[Figure scripts]
----------------

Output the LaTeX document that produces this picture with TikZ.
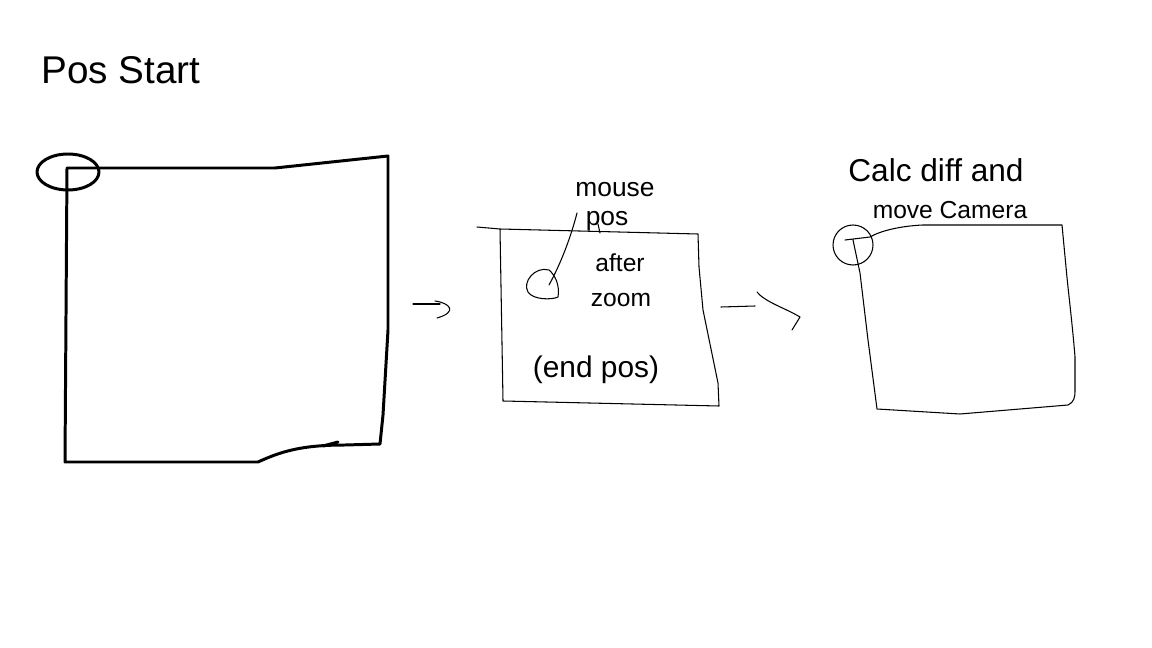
\documentclass[tikz,border=0pt]{standalone}
\usepackage{fontspec}
\setmainfont{Liberation Sans}
\begin{document}
\begin{tikzpicture}[x=0.02cm,y=-0.02cm,
  thick stroke/.style={line width=1.7pt,line join=round,line cap=round},
  thin stroke/.style={line width=0.6pt,line join=round,line cap=round},
  hand/.style={inner sep=0pt,align=center,font=\fontsize{#1}{#1}\selectfont},
  hand/.default=14]
\useasboundingbox[fill=white] (0,0) rectangle (1152,648);

% ---- titles / labels
\node[hand=22] (posstart) at (121,70) {Pos Start};
\node[hand=15] (mouse) at (615,190) {mouse};
\node[hand=15] (pos) at (607,221) {pos};
\node[hand=14] (after) at (620,263) {after};
\node[hand=14] (zoom) at (621,300) {zoom};
\node[hand=17] (endpos) at (596,370) {(end pos)};
\node[hand=18] (calc) at (936,170) {Calc diff and};
\node[hand=14] (move) at (950,210) {move Camera};

% ---- box 1 (start)
\draw[thick stroke] (65,462) -- (67,168) -- (275,168) -- (388,156) -- (388,330)
  -- (383,415) -- (380,444) -- (345,445) .. controls (300,445) and (280,452) .. (258,462) -- cycle;
\draw[thick stroke] (323,446) -- (338,442);
\draw[thick stroke] (68,172) ellipse [x radius=31, y radius=18];

% ---- arrow 1
\coordinate (a1s) at (413,304);
\coordinate (a1e) at (440,304);
\draw[thin stroke] (a1s) -- (a1e);
\draw[thin stroke] (435,301) .. controls (450,303) and (458,312) .. (437,318);

% ---- box 2 (after zoom)
\draw[thin stroke] (477,227) -- (500,229) -- (698,234) -- (699,267) -- (703,310)
  -- (718,383) -- (719,406) -- (503,401) -- (500,229);
\draw[thin stroke] (549,270) .. controls (535,266) and (522,282) .. (528,292)
  .. controls (533,300) and (552,300) .. (558,297) .. controls (560,285) and (555,275) .. (549,270);
\coordinate (leadS) at (549,285);
\draw[thin stroke] (leadS) .. controls (560,265) and (570,240) .. (577,213);
\draw[thin stroke] (598,224) -- (600,233);

% ---- arrow 2
\coordinate (a2s) at (721,307);
\coordinate (a2e) at (755,306);
\draw[thin stroke] (a2s) -- (a2e);
\draw[thin stroke] (757,292) .. controls (765,302) and (785,308) .. (800,317) -- (792,330);

% ---- box 3 (moved camera)
\draw[thin stroke] (853,240) -- (860,273) -- (868,340) -- (877,409) -- (960,414) -- (1068,405)
  .. controls (1074,402) and (1075,398) .. (1075,390) -- (1075,357)
  .. controls (1072,320) and (1068,290) .. (1066,267) -- (1062,225) -- (923,225)
  .. controls (900,226) and (880,231) .. (870,237) -- (845,240);
\draw[thin stroke] (853,245) circle [radius=20];
\end{tikzpicture}
\end{document}
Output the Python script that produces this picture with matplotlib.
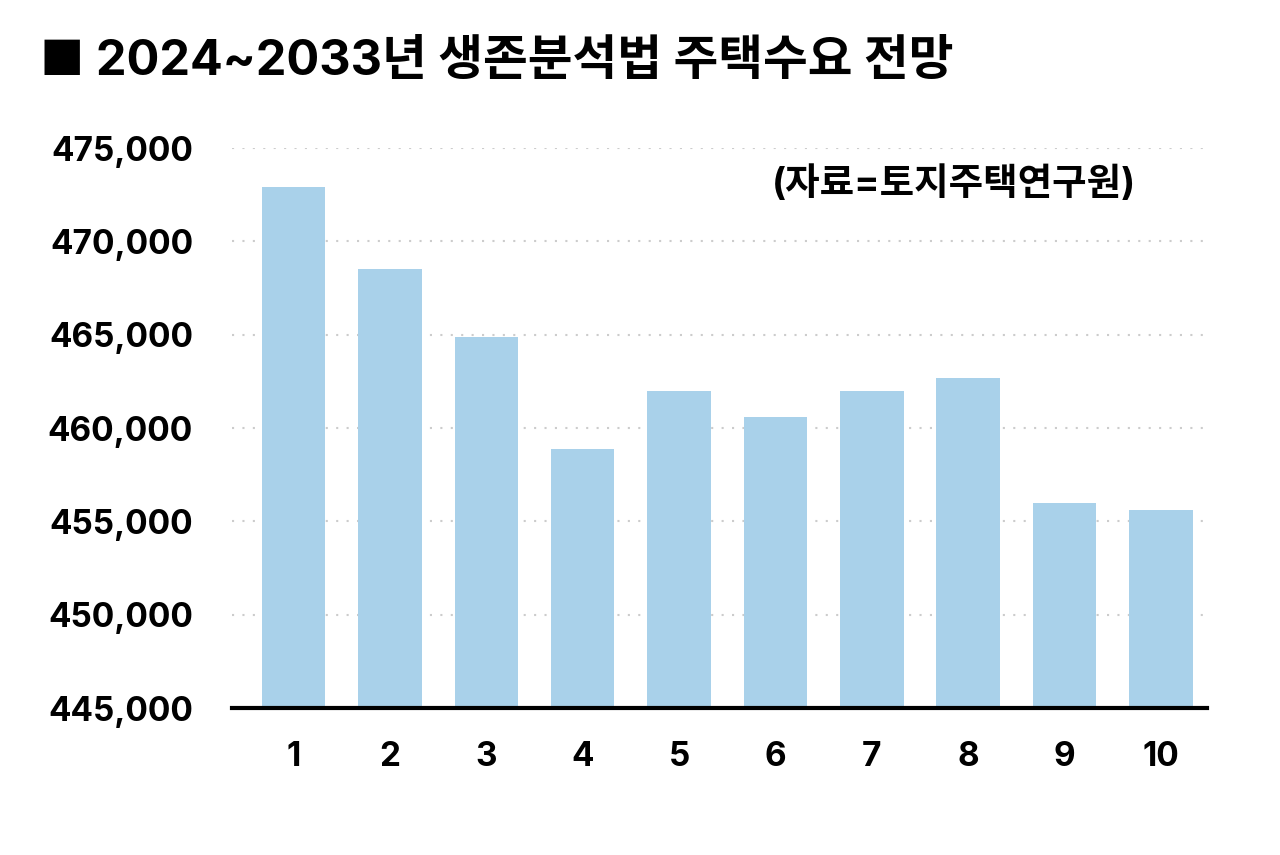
import matplotlib
matplotlib.use("Agg")
import matplotlib.pyplot as plt
from matplotlib.ticker import FuncFormatter

plt.rcParams['font.family'] = ['Inter', 'Noto Sans CJK KR', 'DejaVu Sans']
plt.rcParams['font.weight'] = 'bold'

years = [1, 2, 3, 4, 5, 6, 7, 8, 9, 10]
demand = [472900, 468500, 464900, 458900, 462000, 460600, 462000, 462700, 456000, 455600]
yticks = [445000, 450000, 455000, 460000, 465000, 470000, 475000]

fig = plt.figure(figsize=(12.8, 8.55), dpi=100)
ax = fig.add_axes([232/1280, 1-708/855, (1207-232)/1280, (708-148)/855])
ax.bar(years, demand, width=0.66, color='#a9d1ea', zorder=2)
ax.set_ylim(445000, 475000)
ax.set_xlim(0.36, 10.48)
ax.set_yticks(yticks)
ax.yaxis.set_major_formatter(FuncFormatter(lambda v, p: f"{int(v):,}"))
ax.set_xticks(years)
ax.grid(axis='y', linestyle=(0, (1, 4)), color='#cccccc', linewidth=1.5, zorder=0)
for s in ['top', 'right', 'left']:
    ax.spines[s].set_visible(False)
ax.spines['bottom'].set_linewidth(3)
ax.tick_params(axis='both', length=0, labelsize=24)
ax.tick_params(axis='x', pad=24)
ax.tick_params(axis='y', pad=28)
for t in ax.get_xticklabels() + ax.get_yticklabels():
    t.set_fontweight('bold')
ax.text(0.74, 0.935, '(자료=토지주택연구원)', transform=ax.transAxes, ha='center', va='center',
        fontsize=27, fontweight='bold')
fig.text(40/1280, 1-62/855, '■ 2024~2033년 생존분석법 주택수요 전망', fontsize=35, fontweight='bold',
         va='center', ha='left')
fig.savefig('out.png', dpi=100, facecolor='white')
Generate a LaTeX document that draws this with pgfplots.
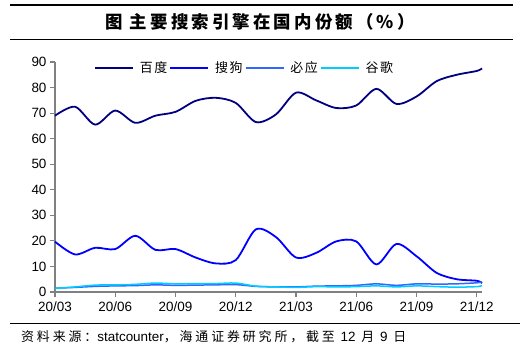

----------------

PROMPT
Write out every record above exactly as it stands, but leave out the pictures.

OUTPUT BELOW
Output the LaTeX document that produces this picture with TikZ.
\documentclass[tikz,border=0pt]{standalone}
\usepackage{fontspec}
\setmainfont{Liberation Sans}
\begin{document}
\begin{tikzpicture}[x=0.02cm,y=-0.02cm,
  thick stroke/.style={line width=1.7pt,line join=round,line cap=round},
  thin stroke/.style={line width=0.6pt,line join=round,line cap=round},
  hand/.style={inner sep=0pt,align=center,font=\fontsize{#1}{#1}\selectfont},
  hand/.default=14]
\useasboundingbox[fill=white] (0,0) rectangle (1152,648);

% ---- titles / labels
\node[hand=22] (posstart) at (121,70) {Pos Start};
\node[hand=15] (mouse) at (615,190) {mouse};
\node[hand=15] (pos) at (607,221) {pos};
\node[hand=14] (after) at (620,263) {after};
\node[hand=14] (zoom) at (621,300) {zoom};
\node[hand=17] (endpos) at (596,370) {(end pos)};
\node[hand=18] (calc) at (936,170) {Calc diff and};
\node[hand=14] (move) at (950,210) {move Camera};

% ---- box 1 (start)
\draw[thick stroke] (65,462) -- (67,168) -- (275,168) -- (388,156) -- (388,330)
  -- (383,415) -- (380,444) -- (345,445) .. controls (300,445) and (280,452) .. (258,462) -- cycle;
\draw[thick stroke] (323,446) -- (338,442);
\draw[thick stroke] (68,172) ellipse [x radius=31, y radius=18];

% ---- arrow 1
\coordinate (a1s) at (413,304);
\coordinate (a1e) at (440,304);
\draw[thin stroke] (a1s) -- (a1e);
\draw[thin stroke] (435,301) .. controls (450,303) and (458,312) .. (437,318);

% ---- box 2 (after zoom)
\draw[thin stroke] (477,227) -- (500,229) -- (698,234) -- (699,267) -- (703,310)
  -- (718,383) -- (719,406) -- (503,401) -- (500,229);
\draw[thin stroke] (549,270) .. controls (535,266) and (522,282) .. (528,292)
  .. controls (533,300) and (552,300) .. (558,297) .. controls (560,285) and (555,275) .. (549,270);
\coordinate (leadS) at (549,285);
\draw[thin stroke] (leadS) .. controls (560,265) and (570,240) .. (577,213);
\draw[thin stroke] (598,224) -- (600,233);

% ---- arrow 2
\coordinate (a2s) at (721,307);
\coordinate (a2e) at (755,306);
\draw[thin stroke] (a2s) -- (a2e);
\draw[thin stroke] (757,292) .. controls (765,302) and (785,308) .. (800,317) -- (792,330);

% ---- box 3 (moved camera)
\draw[thin stroke] (853,240) -- (860,273) -- (868,340) -- (877,409) -- (960,414) -- (1068,405)
  .. controls (1074,402) and (1075,398) .. (1075,390) -- (1075,357)
  .. controls (1072,320) and (1068,290) .. (1066,267) -- (1062,225) -- (923,225)
  .. controls (900,226) and (880,231) .. (870,237) -- (845,240);
\draw[thin stroke] (853,245) circle [radius=20];
\end{tikzpicture}
\end{document}
Output the Python script that produces this picture with matplotlib.
import matplotlib
matplotlib.use("Agg")
import matplotlib.pyplot as plt
from matplotlib.ticker import FuncFormatter

plt.rcParams['font.family'] = ['Inter', 'Noto Sans CJK KR', 'DejaVu Sans']
plt.rcParams['font.weight'] = 'bold'

years = [1, 2, 3, 4, 5, 6, 7, 8, 9, 10]
demand = [472900, 468500, 464900, 458900, 462000, 460600, 462000, 462700, 456000, 455600]
yticks = [445000, 450000, 455000, 460000, 465000, 470000, 475000]

fig = plt.figure(figsize=(12.8, 8.55), dpi=100)
ax = fig.add_axes([232/1280, 1-708/855, (1207-232)/1280, (708-148)/855])
ax.bar(years, demand, width=0.66, color='#a9d1ea', zorder=2)
ax.set_ylim(445000, 475000)
ax.set_xlim(0.36, 10.48)
ax.set_yticks(yticks)
ax.yaxis.set_major_formatter(FuncFormatter(lambda v, p: f"{int(v):,}"))
ax.set_xticks(years)
ax.grid(axis='y', linestyle=(0, (1, 4)), color='#cccccc', linewidth=1.5, zorder=0)
for s in ['top', 'right', 'left']:
    ax.spines[s].set_visible(False)
ax.spines['bottom'].set_linewidth(3)
ax.tick_params(axis='both', length=0, labelsize=24)
ax.tick_params(axis='x', pad=24)
ax.tick_params(axis='y', pad=28)
for t in ax.get_xticklabels() + ax.get_yticklabels():
    t.set_fontweight('bold')
ax.text(0.74, 0.935, '(자료=토지주택연구원)', transform=ax.transAxes, ha='center', va='center',
        fontsize=27, fontweight='bold')
fig.text(40/1280, 1-62/855, '■ 2024~2033년 생존분석법 주택수요 전망', fontsize=35, fontweight='bold',
         va='center', ha='left')
fig.savefig('out.png', dpi=100, facecolor='white')
Generate a LaTeX document that draws this with pgfplots.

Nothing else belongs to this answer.